Reilly took Nyman by the arm and pointed towards the body.

‘No closer than the ring of stakes, Joe. I want general
views of the whole field, then middle-distance pictures of the body from all
sides. Take at least two rolls, duplicating each picture. When you’re done with
that, I want a bunch of close-up shots of the body, from every side, including
the bone.’

Nyman nodded and peered more closely. ‘Is that bone what I
think it is?’

‘We don’t know for sure yet, but Roy will be able to tell
us.’

‘So this might be two murders, not one?’

Reilly smiled for the first time since he had climbed out of
his Cherokee. ‘I guess that’s one way of
puttin
’ it,’
he said.

Fifteen minutes later Nyman stepped back from the body and
replaced the lens cap on his Nikon. ‘That’s it, Dick. I’ll develop the films as
soon as I get back to the shop, and I’ll get the prints to your office no later
than –’ he glanced at his watch ‘– oh, say, about three thirty.’

‘Thanks,’ Reilly nodded and waved farewell as Nyman walked
off towards the cruiser. Then he turned to Roy Walters. ‘OK, doc, do your
stuff. Walk over to him, confirm he’s dead, and then walk back.
Nothin
’ else, and try not to leave any unnecessary prints
on the ground.’

Walters looked slightly surprised. ‘What about the cause and
approximate time of death?’ he asked.

Reilly smiled bleakly and pointed at the body. ‘You and I
already know the cause, Roy, and he’s been dead at least a day. Crows won’t
touch a body ’till
it’s
good and cold, and this guy’s
got no face left. That means he’s been dead awhile.’

Walters nodded, pulled on a pair of rubber gloves and a
surgical mask, and walked across to the crime scene. He ducked under the tape
and walked the last few feet with exaggerated care. Then he knelt beside the
corpse and, out of habit not expectation, briefly felt the side of the neck. There
was no pulse, and the flesh was cold but not hard.

‘Rigor mortis has faded, Dick,’ he called over his shoulder,
‘so you’re right – he’s been dead well over twenty-four hours.’

Before he straightened up, Walters looked carefully at the
skull. Like Reilly, he had seen a lot of dead bodies in his career, but never
before had he seen anyone killed quite like this.

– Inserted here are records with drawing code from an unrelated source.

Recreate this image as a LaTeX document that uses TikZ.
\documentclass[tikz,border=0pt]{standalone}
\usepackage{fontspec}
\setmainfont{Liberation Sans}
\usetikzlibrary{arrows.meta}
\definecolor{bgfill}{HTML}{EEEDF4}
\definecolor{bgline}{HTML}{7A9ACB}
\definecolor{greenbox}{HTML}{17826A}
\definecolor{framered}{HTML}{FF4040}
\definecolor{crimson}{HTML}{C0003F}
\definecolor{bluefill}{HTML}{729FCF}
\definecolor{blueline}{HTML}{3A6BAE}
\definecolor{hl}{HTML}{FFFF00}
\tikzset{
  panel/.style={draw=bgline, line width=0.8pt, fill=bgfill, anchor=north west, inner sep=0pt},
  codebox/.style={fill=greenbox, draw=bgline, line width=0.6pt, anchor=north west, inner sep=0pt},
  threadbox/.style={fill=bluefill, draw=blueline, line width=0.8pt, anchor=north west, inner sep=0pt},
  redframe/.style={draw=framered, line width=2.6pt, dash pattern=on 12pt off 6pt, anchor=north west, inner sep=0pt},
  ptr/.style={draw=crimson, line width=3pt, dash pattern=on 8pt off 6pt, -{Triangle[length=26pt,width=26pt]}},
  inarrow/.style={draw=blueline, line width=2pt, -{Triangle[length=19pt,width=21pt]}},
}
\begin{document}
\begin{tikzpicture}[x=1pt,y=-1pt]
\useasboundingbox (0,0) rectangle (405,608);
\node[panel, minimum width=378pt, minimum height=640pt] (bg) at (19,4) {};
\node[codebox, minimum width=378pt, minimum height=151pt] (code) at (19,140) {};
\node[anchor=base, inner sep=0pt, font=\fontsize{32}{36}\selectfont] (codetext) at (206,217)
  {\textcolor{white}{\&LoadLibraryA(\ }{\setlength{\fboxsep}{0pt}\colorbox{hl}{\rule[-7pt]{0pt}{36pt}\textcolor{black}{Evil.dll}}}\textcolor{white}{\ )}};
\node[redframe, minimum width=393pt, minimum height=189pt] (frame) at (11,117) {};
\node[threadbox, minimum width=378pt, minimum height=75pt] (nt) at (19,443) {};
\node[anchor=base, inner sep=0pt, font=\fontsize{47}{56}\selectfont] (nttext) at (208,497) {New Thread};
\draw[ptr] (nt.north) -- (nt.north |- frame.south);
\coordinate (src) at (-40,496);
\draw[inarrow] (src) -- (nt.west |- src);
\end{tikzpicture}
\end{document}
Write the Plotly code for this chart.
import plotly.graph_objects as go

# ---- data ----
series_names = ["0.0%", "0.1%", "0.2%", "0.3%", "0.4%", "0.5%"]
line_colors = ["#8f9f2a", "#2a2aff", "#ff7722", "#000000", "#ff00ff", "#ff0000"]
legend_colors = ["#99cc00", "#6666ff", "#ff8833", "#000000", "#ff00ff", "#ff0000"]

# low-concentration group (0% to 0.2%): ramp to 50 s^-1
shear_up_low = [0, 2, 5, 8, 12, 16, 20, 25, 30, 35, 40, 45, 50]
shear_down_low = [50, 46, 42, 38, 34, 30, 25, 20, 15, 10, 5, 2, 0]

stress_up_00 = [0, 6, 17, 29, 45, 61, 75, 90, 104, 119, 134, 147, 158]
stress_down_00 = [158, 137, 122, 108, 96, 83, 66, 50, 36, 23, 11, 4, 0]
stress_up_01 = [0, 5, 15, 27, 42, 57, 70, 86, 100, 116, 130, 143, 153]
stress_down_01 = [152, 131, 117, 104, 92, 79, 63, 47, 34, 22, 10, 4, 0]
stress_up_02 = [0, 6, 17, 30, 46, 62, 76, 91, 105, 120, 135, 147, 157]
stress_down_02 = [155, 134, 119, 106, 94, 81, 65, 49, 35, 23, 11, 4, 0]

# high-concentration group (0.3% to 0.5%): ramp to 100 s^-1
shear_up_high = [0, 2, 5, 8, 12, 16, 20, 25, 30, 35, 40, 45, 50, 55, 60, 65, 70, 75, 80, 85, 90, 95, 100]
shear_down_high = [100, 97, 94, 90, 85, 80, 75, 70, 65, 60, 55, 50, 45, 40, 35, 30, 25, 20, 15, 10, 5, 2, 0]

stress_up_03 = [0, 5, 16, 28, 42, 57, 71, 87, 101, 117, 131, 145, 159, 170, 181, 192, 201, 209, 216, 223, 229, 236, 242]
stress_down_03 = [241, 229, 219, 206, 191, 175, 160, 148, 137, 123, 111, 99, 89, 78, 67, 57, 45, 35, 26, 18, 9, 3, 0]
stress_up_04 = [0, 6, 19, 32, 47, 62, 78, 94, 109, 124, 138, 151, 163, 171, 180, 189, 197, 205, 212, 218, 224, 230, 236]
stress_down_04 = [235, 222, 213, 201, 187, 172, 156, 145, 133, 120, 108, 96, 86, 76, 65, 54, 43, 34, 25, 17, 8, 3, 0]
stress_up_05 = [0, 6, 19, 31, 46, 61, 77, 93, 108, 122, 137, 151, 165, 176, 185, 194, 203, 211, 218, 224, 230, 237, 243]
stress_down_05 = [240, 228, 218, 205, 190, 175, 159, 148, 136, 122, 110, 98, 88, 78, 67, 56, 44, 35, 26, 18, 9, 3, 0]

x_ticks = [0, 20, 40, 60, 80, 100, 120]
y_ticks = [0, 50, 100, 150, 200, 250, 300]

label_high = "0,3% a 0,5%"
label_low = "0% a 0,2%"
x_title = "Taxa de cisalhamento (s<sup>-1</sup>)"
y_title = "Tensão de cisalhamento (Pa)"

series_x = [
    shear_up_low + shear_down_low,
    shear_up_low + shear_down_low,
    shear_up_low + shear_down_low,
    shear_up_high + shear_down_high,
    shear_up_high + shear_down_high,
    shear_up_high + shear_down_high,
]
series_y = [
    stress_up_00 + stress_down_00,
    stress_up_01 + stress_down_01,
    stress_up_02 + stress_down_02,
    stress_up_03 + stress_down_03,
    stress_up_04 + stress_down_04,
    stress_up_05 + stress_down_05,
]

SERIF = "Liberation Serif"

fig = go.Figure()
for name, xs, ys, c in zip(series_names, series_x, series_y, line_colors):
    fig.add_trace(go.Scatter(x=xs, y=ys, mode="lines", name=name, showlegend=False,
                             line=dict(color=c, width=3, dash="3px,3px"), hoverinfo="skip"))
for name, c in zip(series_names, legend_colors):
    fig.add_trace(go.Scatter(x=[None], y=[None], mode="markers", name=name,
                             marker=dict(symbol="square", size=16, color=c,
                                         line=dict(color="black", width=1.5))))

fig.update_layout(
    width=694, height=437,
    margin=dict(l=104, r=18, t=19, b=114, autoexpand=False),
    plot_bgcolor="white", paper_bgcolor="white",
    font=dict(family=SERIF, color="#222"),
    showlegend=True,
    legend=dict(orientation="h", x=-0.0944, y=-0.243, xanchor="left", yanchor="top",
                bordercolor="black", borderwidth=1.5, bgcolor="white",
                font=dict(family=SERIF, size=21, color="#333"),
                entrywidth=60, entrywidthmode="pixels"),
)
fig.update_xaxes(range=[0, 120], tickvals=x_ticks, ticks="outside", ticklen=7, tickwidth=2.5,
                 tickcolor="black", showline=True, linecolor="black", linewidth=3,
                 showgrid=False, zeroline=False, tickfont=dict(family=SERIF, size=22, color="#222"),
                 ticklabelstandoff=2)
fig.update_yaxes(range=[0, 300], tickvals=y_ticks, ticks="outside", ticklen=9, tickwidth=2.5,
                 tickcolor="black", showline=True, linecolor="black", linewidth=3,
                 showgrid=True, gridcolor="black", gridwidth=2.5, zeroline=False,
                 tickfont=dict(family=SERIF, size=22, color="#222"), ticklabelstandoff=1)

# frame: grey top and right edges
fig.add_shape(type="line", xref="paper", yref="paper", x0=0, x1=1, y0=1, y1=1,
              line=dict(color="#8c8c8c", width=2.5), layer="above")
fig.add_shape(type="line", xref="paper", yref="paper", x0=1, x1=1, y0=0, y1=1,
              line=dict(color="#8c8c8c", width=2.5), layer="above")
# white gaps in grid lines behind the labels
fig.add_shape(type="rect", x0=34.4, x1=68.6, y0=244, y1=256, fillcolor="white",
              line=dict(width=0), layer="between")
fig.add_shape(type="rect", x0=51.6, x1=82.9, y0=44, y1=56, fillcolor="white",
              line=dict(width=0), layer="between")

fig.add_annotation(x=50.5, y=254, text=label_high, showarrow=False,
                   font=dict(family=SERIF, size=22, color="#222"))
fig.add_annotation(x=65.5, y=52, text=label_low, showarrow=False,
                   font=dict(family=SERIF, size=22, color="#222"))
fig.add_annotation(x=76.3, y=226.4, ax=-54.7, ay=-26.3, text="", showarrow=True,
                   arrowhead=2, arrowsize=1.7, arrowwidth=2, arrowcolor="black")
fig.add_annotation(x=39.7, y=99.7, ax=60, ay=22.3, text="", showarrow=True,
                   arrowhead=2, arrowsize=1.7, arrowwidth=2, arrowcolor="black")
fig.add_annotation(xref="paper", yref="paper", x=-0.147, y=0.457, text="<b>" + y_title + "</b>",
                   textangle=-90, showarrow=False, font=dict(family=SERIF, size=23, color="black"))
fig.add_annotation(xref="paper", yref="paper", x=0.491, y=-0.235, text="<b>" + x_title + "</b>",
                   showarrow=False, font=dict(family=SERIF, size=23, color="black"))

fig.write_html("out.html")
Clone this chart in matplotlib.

The top of the skull had clearly been shattered, and the
weapon that had done the damage was unmistakably a human thigh-bone, driven
vertically downwards, and still protruding like a bizarre and obscene
head-dress from the dead man’s greying hair. From the amount outside the body,
Walters estimated that about six to eight inches of the bone had penetrated and
was still lodged inside the skull.

Death had obviously been instantaneous, but Walters couldn’t
imagine how any assailant could have done it. The dead man was heavily-built
and well over six feet tall – Walters estimated six feet three or thereabouts –
and was lying on his back. That suggested that the blow had been struck from
the front and downwards, and to deliver a killing blow with such a weapon an
attacker would need to be both immensely strong and very tall. Real tall,
Walters thought, like eight to nine feet.